If you search for “SHAP analysis,” you’ll find its origins in a 2017 article by Lundberg and Lee titled “A Unified Approach to Interpreting Model Predictions.” This groundbreaking work introduces the concept of “Shapley Additive exPlanations,” often referred to as SHAP. When employing SHAP, the primary objective is to explain a machine learning model’s prediction by quantifying the contribution of each feature to that prediction. The technical foundation of SHAP is rooted in the calculation of Shapley values, a concept rooted in coalitional game theory. These values were christened in tribute to Lloyd Shapley, who introduced the concept in 1951 and earned the Nobel Memorial Prize in Economic Sciences in 2012.

In simple terms, Shapley values serve as a methodology to depict the relative influence of each feature or variable measured on the final output of a machine learning model. This is achieved by comparing the relative impact of inputs against an average reference point.

Shapley Values: Insight Unveiled

Imagine this scenario: a coalition of players joins forces to achieve a specific collective benefit arising from their collaboration. Given that individual players might contribute differently to the coalition and possess diverse degrees of influence or efficiency, how should the eventual distribution of profits be determined among these players in any game? In essence, we seek to comprehend the significance of each participant’s role within the collaborative endeavour and the corresponding compensation they should receive.

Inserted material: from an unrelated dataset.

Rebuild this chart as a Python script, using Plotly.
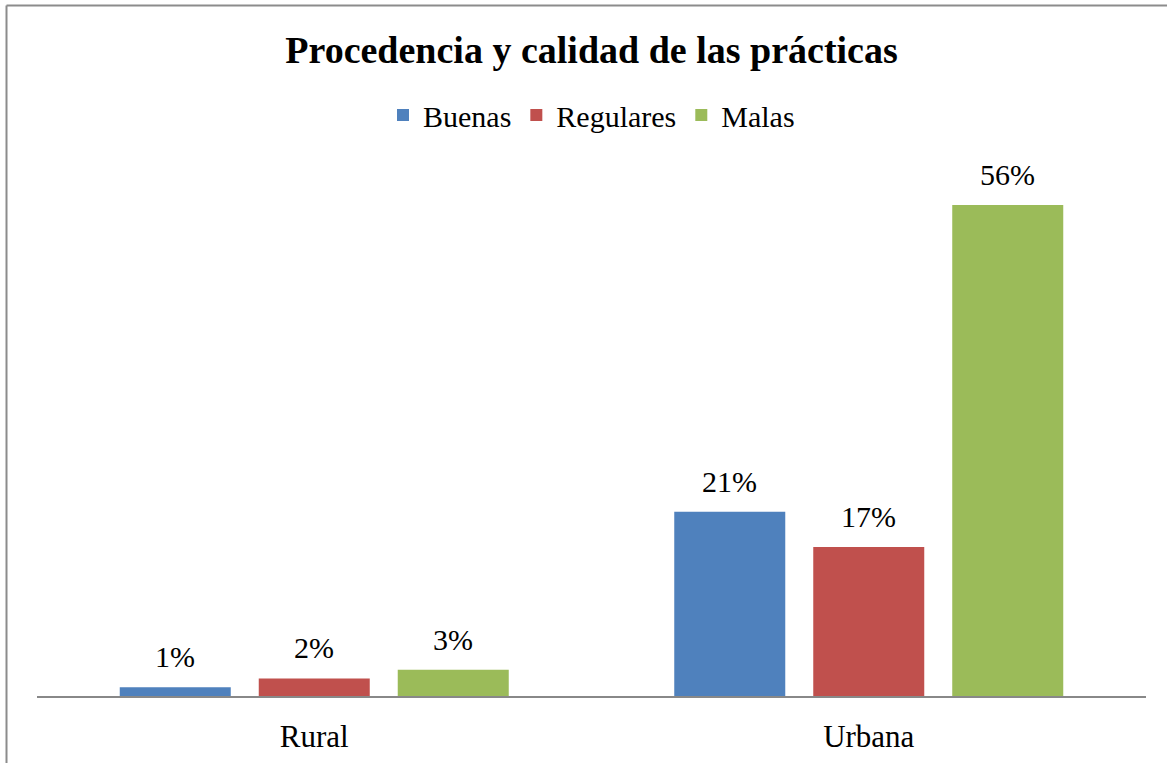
import plotly.graph_objects as go

categories = ["Rural", "Urbana"]
series_names = ["Buenas", "Regulares", "Malas"]
buenas = [0.01, 0.21]
regulares = [0.02, 0.17]
malas = [0.03, 0.56]
labels_buenas = ["1%", "21%"]
labels_regulares = ["2%", "17%"]
labels_malas = ["3%", "56%"]
colors = ["#4F81BD", "#C0504D", "#9BBB59"]

W, H = 1167, 763
L, R, T, B = 37, 21, 150, 67
pw, ph = W - L - R, H - T - B
FONT = "Liberation Serif"
BARGAP = 0.248

fig = go.Figure()
for name, vals, col in zip(series_names, [buenas, regulares, malas], colors):
    fig.add_trace(go.Bar(
        name=name, x=categories, y=vals,
        marker=dict(color=col, line=dict(width=0)),
    ))

annotations = []
nser = len(series_names)
slot = (1 - BARGAP) / nser
for k, (vals, labs) in enumerate(zip([buenas, regulares, malas],
                                     [labels_buenas, labels_regulares, labels_malas])):
    for i, (v, lab) in enumerate(zip(vals, labs)):
        annotations.append(dict(
            x=i + (k - (nser - 1) / 2) * slot, y=v, xref="x", yref="y",
            text=lab, showarrow=False, yanchor="bottom", xanchor="center", yshift=12,
            font=dict(family=FONT, size=30, color="#000000"),
        ))

def px_x(p):
    return (p - L) / pw

def px_y(p):
    return (H - B - p) / ph

fig.update_layout(
    width=W, height=H,
    font=dict(family=FONT, color="#000000"),
    margin=dict(l=L, r=R, t=T, b=B, autoexpand=False),
    paper_bgcolor="white", plot_bgcolor="white",
    barmode="group", bargap=BARGAP, bargroupgap=0.2014,
    title=dict(text="<b>Procedencia y calidad de las prácticas</b>",
               font=dict(family=FONT, size=38, color="#000000"),
               x=0.5, xref="paper", xanchor="center", y=1 - 50 / H, yanchor="middle"),
    legend=dict(orientation="h", x=0.5, xanchor="center", xref="paper",
                y=px_y(115), yanchor="middle", yref="paper",
                font=dict(family=FONT, size=30, color="#000000"),
                itemwidth=30, traceorder="normal"),
    xaxis=dict(showline=True, linecolor="#888888", linewidth=2, ticks="",
               tickfont=dict(family=FONT, size=31, color="#000000"),
               ticklabelstandoff=12,
               showgrid=False, zeroline=False),
    yaxis=dict(range=[0, ph / 877.0], visible=False, showgrid=False, zeroline=False),
    annotations=annotations,
    shapes=[
        dict(type="line", xref="paper", yref="paper", x0=px_x(6.5), x1=px_x(6.5),
             y0=px_y(5.5), y1=px_y(H + 5), line=dict(color="#8c8c8c", width=2)),
        dict(type="line", xref="paper", yref="paper", x0=px_x(6.5), x1=px_x(W + 5),
             y0=px_y(5.5), y1=px_y(5.5), line=dict(color="#8c8c8c", width=2)),
    ],
)

fig.write_html("out.html", config={"displayModeBar": False},
               post_script="document.body.style.margin='0px';document.body.style.overflow='hidden';")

The Shapley coefficient values offer a potential solution to this quandary. In machine learning, consider the feature values of a data instance as the participants forming the coalition. The Shapley values then come into play to guide us in equitably distributing the “payout,” which is essentially the prediction among these features.

A “player” in this context can be a single feature value, as commonly found in tabular data. Alternatively, a “player” might be defined as a collection of feature values that function in synergy.

Furthermore, when you’ve trained a random forest model, predictions are derived from an ensemble of diverse decision trees. It’s worth noting that you can compute the Shapley value for each individual tree autonomously, subsequently averaging these values. The resultant averaged Shapley value can then be utilized to determine the contribution of a feature within a random forest. Importantly, this is feasible due to the linearity property inherent in the Shapley value calculation.